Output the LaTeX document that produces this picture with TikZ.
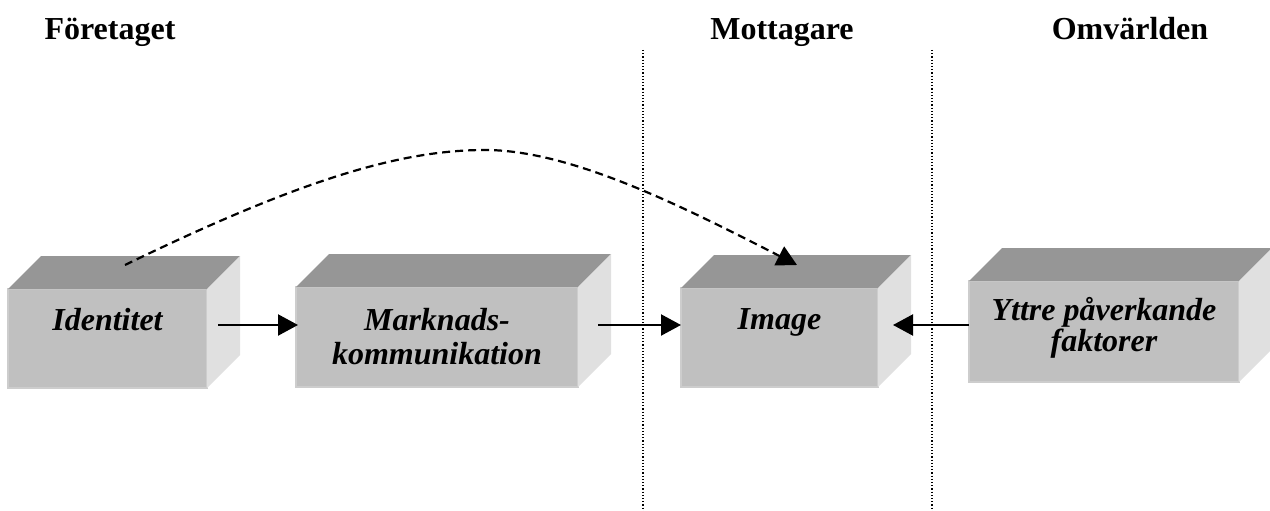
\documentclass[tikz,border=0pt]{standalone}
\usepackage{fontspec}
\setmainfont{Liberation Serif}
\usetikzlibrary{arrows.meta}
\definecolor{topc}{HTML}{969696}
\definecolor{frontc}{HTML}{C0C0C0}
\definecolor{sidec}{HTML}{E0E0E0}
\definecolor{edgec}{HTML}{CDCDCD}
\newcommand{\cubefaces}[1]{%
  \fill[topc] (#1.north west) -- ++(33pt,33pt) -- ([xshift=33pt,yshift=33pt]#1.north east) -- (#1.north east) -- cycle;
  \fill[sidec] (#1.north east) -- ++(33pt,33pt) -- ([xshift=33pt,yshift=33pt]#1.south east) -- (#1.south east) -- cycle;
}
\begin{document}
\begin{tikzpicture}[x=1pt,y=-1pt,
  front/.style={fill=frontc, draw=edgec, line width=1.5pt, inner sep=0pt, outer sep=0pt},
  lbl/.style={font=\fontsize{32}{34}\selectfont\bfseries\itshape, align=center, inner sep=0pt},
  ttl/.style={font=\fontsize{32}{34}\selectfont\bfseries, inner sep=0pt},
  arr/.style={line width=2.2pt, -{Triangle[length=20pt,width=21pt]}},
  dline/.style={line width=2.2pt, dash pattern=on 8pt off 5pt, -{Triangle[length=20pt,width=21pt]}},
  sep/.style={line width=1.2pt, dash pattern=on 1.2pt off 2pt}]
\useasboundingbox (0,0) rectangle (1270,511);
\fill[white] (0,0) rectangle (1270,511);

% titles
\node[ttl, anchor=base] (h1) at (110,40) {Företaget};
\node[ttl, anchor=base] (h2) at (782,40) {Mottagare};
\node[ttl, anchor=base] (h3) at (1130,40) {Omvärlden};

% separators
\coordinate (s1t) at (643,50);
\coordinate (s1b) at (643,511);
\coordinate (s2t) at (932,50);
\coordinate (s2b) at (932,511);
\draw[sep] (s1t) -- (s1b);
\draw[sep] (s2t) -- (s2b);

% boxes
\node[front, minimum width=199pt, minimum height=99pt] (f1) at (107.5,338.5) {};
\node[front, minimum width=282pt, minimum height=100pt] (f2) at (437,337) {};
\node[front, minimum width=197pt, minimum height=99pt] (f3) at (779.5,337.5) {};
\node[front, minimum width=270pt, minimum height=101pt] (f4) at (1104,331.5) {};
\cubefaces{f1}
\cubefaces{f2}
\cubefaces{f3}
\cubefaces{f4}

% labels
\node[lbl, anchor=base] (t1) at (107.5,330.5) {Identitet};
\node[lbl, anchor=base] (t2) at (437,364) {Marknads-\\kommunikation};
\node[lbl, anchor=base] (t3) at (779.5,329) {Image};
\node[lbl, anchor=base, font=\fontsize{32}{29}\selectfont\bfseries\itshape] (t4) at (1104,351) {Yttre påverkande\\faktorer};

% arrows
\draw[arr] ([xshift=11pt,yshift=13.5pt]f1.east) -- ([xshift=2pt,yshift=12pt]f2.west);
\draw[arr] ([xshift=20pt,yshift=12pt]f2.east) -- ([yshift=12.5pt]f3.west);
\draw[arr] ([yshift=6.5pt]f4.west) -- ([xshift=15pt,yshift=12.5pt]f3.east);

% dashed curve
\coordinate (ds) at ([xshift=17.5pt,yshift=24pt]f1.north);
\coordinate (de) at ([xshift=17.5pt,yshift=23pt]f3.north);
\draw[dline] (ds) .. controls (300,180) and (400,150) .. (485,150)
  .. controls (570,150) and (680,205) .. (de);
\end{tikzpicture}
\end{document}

- _PROBLEM REQUIREMENTS_: Restate the data word for word from its first line through the line with "(s2t) -- (s2b);", leaving out any picture along the way.

- _ANSWER TO THE PROBLEM_:
Output the LaTeX document that produces this picture with TikZ.
\documentclass[tikz,border=0pt]{standalone}
\usepackage{fontspec}
\setmainfont{Liberation Serif}
\usetikzlibrary{arrows.meta}
\definecolor{topc}{HTML}{969696}
\definecolor{frontc}{HTML}{C0C0C0}
\definecolor{sidec}{HTML}{E0E0E0}
\definecolor{edgec}{HTML}{CDCDCD}
\newcommand{\cubefaces}[1]{%
  \fill[topc] (#1.north west) -- ++(33pt,33pt) -- ([xshift=33pt,yshift=33pt]#1.north east) -- (#1.north east) -- cycle;
  \fill[sidec] (#1.north east) -- ++(33pt,33pt) -- ([xshift=33pt,yshift=33pt]#1.south east) -- (#1.south east) -- cycle;
}
\begin{document}
\begin{tikzpicture}[x=1pt,y=-1pt,
  front/.style={fill=frontc, draw=edgec, line width=1.5pt, inner sep=0pt, outer sep=0pt},
  lbl/.style={font=\fontsize{32}{34}\selectfont\bfseries\itshape, align=center, inner sep=0pt},
  ttl/.style={font=\fontsize{32}{34}\selectfont\bfseries, inner sep=0pt},
  arr/.style={line width=2.2pt, -{Triangle[length=20pt,width=21pt]}},
  dline/.style={line width=2.2pt, dash pattern=on 8pt off 5pt, -{Triangle[length=20pt,width=21pt]}},
  sep/.style={line width=1.2pt, dash pattern=on 1.2pt off 2pt}]
\useasboundingbox (0,0) rectangle (1270,511);
\fill[white] (0,0) rectangle (1270,511);

% titles
\node[ttl, anchor=base] (h1) at (110,40) {Företaget};
\node[ttl, anchor=base] (h2) at (782,40) {Mottagare};
\node[ttl, anchor=base] (h3) at (1130,40) {Omvärlden};

% separators
\coordinate (s1t) at (643,50);
\coordinate (s1b) at (643,511);
\coordinate (s2t) at (932,50);
\coordinate (s2b) at (932,511);
\draw[sep] (s1t) -- (s1b);
\draw[sep] (s2t) -- (s2b);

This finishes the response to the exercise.